Problem description: Every line in the listing is to be echoed verbatim.

Available data:
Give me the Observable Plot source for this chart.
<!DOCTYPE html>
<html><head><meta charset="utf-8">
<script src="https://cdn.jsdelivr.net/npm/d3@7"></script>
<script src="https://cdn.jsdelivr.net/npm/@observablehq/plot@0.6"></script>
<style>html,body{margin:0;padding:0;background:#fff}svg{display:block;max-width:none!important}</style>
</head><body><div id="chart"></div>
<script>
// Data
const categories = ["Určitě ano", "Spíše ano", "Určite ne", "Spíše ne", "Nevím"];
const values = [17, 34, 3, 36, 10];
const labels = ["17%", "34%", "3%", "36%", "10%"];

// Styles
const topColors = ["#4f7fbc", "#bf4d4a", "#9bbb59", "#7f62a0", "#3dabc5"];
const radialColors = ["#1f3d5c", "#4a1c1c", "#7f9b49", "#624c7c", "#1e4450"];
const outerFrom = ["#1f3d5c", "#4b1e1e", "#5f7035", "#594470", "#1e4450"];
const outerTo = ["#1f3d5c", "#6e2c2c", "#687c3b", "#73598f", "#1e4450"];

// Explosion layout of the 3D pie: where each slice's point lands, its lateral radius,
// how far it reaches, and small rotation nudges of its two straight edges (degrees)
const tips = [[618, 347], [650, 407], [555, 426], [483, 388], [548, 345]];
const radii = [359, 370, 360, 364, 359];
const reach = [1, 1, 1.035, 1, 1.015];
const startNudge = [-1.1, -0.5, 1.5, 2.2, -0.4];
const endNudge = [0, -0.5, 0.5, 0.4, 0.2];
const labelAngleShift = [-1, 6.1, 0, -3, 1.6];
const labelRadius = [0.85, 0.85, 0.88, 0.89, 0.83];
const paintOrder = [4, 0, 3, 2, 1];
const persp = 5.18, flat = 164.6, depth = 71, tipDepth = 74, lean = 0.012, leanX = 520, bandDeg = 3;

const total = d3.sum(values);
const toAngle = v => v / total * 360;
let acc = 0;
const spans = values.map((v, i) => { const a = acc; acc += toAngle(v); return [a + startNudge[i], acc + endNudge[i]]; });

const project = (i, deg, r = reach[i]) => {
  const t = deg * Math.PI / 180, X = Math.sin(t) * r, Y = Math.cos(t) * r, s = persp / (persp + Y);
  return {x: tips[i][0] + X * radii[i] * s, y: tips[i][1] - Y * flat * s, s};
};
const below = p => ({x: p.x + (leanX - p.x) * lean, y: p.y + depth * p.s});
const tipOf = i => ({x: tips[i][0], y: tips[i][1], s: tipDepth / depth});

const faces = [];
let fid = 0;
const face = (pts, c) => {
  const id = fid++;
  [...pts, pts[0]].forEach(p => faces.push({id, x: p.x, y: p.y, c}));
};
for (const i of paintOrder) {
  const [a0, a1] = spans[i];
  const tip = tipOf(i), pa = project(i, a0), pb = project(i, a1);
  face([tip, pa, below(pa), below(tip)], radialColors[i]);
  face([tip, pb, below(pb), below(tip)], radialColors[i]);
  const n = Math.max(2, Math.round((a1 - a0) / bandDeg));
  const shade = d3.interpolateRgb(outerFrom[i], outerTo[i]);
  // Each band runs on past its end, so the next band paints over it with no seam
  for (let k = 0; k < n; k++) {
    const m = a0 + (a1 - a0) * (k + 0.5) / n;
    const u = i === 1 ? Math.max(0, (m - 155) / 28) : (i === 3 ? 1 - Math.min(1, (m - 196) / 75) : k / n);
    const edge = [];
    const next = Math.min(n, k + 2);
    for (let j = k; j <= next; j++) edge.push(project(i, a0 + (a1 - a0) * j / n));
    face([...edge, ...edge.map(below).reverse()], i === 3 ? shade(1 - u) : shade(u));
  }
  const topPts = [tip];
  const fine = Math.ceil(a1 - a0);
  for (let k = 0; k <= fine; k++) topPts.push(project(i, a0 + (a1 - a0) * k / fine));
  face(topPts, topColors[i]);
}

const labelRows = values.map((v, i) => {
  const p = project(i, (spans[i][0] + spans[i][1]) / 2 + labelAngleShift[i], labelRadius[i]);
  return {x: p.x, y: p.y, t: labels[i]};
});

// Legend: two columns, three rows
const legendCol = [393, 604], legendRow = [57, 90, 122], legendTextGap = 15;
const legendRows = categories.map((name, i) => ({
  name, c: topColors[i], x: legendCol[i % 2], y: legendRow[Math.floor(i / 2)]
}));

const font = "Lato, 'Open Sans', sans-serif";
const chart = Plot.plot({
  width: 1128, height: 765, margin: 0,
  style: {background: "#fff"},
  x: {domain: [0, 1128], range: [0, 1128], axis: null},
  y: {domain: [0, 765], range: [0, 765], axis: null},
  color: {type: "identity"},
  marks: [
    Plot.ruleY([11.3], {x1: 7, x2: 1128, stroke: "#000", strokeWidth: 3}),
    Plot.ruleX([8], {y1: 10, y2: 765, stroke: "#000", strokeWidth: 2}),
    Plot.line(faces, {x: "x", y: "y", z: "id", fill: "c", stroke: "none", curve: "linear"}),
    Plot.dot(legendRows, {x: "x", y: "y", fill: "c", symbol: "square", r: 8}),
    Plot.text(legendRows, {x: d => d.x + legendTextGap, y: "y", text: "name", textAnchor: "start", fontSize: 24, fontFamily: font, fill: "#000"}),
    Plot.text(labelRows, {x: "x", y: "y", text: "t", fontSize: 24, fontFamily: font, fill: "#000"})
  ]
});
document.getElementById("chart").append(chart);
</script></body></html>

Response to the task:
Give me the Observable Plot source for this chart.
<!DOCTYPE html>
<html><head><meta charset="utf-8">
<script src="https://cdn.jsdelivr.net/npm/d3@7"></script>
<script src="https://cdn.jsdelivr.net/npm/@observablehq/plot@0.6"></script>
<style>html,body{margin:0;padding:0;background:#fff}svg{display:block;max-width:none!important}</style>
</head><body><div id="chart"></div>
<script>
// Data
const categories = ["Určitě ano", "Spíše ano", "Určite ne", "Spíše ne", "Nevím"];
const values = [17, 34, 3, 36, 10];
const labels = ["17%", "34%", "3%", "36%", "10%"];

// Styles
const topColors = ["#4f7fbc", "#bf4d4a", "#9bbb59", "#7f62a0", "#3dabc5"];
const radialColors = ["#1f3d5c", "#4a1c1c", "#7f9b49", "#624c7c", "#1e4450"];
const outerFrom = ["#1f3d5c", "#4b1e1e", "#5f7035", "#594470", "#1e4450"];
const outerTo = ["#1f3d5c", "#6e2c2c", "#687c3b", "#73598f", "#1e4450"];

// Explosion layout of the 3D pie: where each slice's point lands, its lateral radius,
// how far it reaches, and small rotation nudges of its two straight edges (degrees)
const tips = [[618, 347], [650, 407], [555, 426], [483, 388], [548, 345]];
const radii = [359, 370, 360, 364, 359];
const reach = [1, 1, 1.035, 1, 1.015];
const startNudge = [-1.1, -0.5, 1.5, 2.2, -0.4];
const endNudge = [0, -0.5, 0.5, 0.4, 0.2];
const labelAngleShift = [-1, 6.1, 0, -3, 1.6];
const labelRadius = [0.85, 0.85, 0.88, 0.89, 0.83];
const paintOrder = [4, 0, 3, 2, 1];
const persp = 5.18, flat = 164.6, depth = 71, tipDepth = 74, lean = 0.012, leanX = 520, bandDeg = 3;

const total = d3.sum(values);
const toAngle = v => v / total * 360;
let acc = 0;
const spans = values.map((v, i) => { const a = acc; acc += toAngle(v); return [a + startNudge[i], acc + endNudge[i]]; });

const project = (i, deg, r = reach[i]) => {
  const t = deg * Math.PI / 180, X = Math.sin(t) * r, Y = Math.cos(t) * r, s = persp / (persp + Y);
  return {x: tips[i][0] + X * radii[i] * s, y: tips[i][1] - Y * flat * s, s};
};
const below = p => ({x: p.x + (leanX - p.x) * lean, y: p.y + depth * p.s});
const tipOf = i => ({x: tips[i][0], y: tips[i][1], s: tipDepth / depth});

const faces = [];
let fid = 0;
const face = (pts, c) => {
  const id = fid++;
  [...pts, pts[0]].forEach(p => faces.push({id, x: p.x, y: p.y, c}));
};
for (const i of paintOrder) {
  const [a0, a1] = spans[i];
  const tip = tipOf(i), pa = project(i, a0), pb = project(i, a1);
  face([tip, pa, below(pa), below(tip)], radialColors[i]);
  face([tip, pb, below(pb), below(tip)], radialColors[i]);
  const n = Math.max(2, Math.round((a1 - a0) / bandDeg));
  const shade = d3.interpolateRgb(outerFrom[i], outerTo[i]);
  // Each band runs on past its end, so the next band paints over it with no seam
  for (let k = 0; k < n; k++) {
    const m = a0 + (a1 - a0) * (k + 0.5) / n;
    const u = i === 1 ? Math.max(0, (m - 155) / 28) : (i === 3 ? 1 - Math.min(1, (m - 196) / 75) : k / n);
    const edge = [];
    const next = Math.min(n, k + 2);
    for (let j = k; j <= next; j++) edge.push(project(i, a0 + (a1 - a0) * j / n));
    face([...edge, ...edge.map(below).reverse()], i === 3 ? shade(1 - u) : shade(u));
  }
  const topPts = [tip];
  const fine = Math.ceil(a1 - a0);
  for (let k = 0; k <= fine; k++) topPts.push(project(i, a0 + (a1 - a0) * k / fine));
  face(topPts, topColors[i]);
}

const labelRows = values.map((v, i) => {
  const p = project(i, (spans[i][0] + spans[i][1]) / 2 + labelAngleShift[i], labelRadius[i]);
  return {x: p.x, y: p.y, t: labels[i]};
});

// Legend: two columns, three rows
const legendCol = [393, 604], legendRow = [57, 90, 122], legendTextGap = 15;
const legendRows = categories.map((name, i) => ({
  name, c: topColors[i], x: legendCol[i % 2], y: legendRow[Math.floor(i / 2)]
}));

const font = "Lato, 'Open Sans', sans-serif";
const chart = Plot.plot({
  width: 1128, height: 765, margin: 0,
  style: {background: "#fff"},
  x: {domain: [0, 1128], range: [0, 1128], axis: null},
  y: {domain: [0, 765], range: [0, 765], axis: null},
  color: {type: "identity"},
  marks: [
    Plot.ruleY([11.3], {x1: 7, x2: 1128, stroke: "#000", strokeWidth: 3}),
    Plot.ruleX([8], {y1: 10, y2: 765, stroke: "#000", strokeWidth: 2}),
    Plot.line(faces, {x: "x", y: "y", z: "id", fill: "c", stroke: "none", curve: "linear"}),
    Plot.dot(legendRows, {x: "x", y: "y", fill: "c", symbol: "square", r: 8}),
    Plot.text(legendRows, {x: d => d.x + legendTextGap, y: "y", text: "name", textAnchor: "start", fontSize: 24, fontFamily: font, fill: "#000"}),
    Plot.text(labelRows, {x: "x", y: "y", text: "t", fontSize: 24, fontFamily: font, fill: "#000"})
  ]
});
document.getElementById("chart").append(chart);
</script></body></html>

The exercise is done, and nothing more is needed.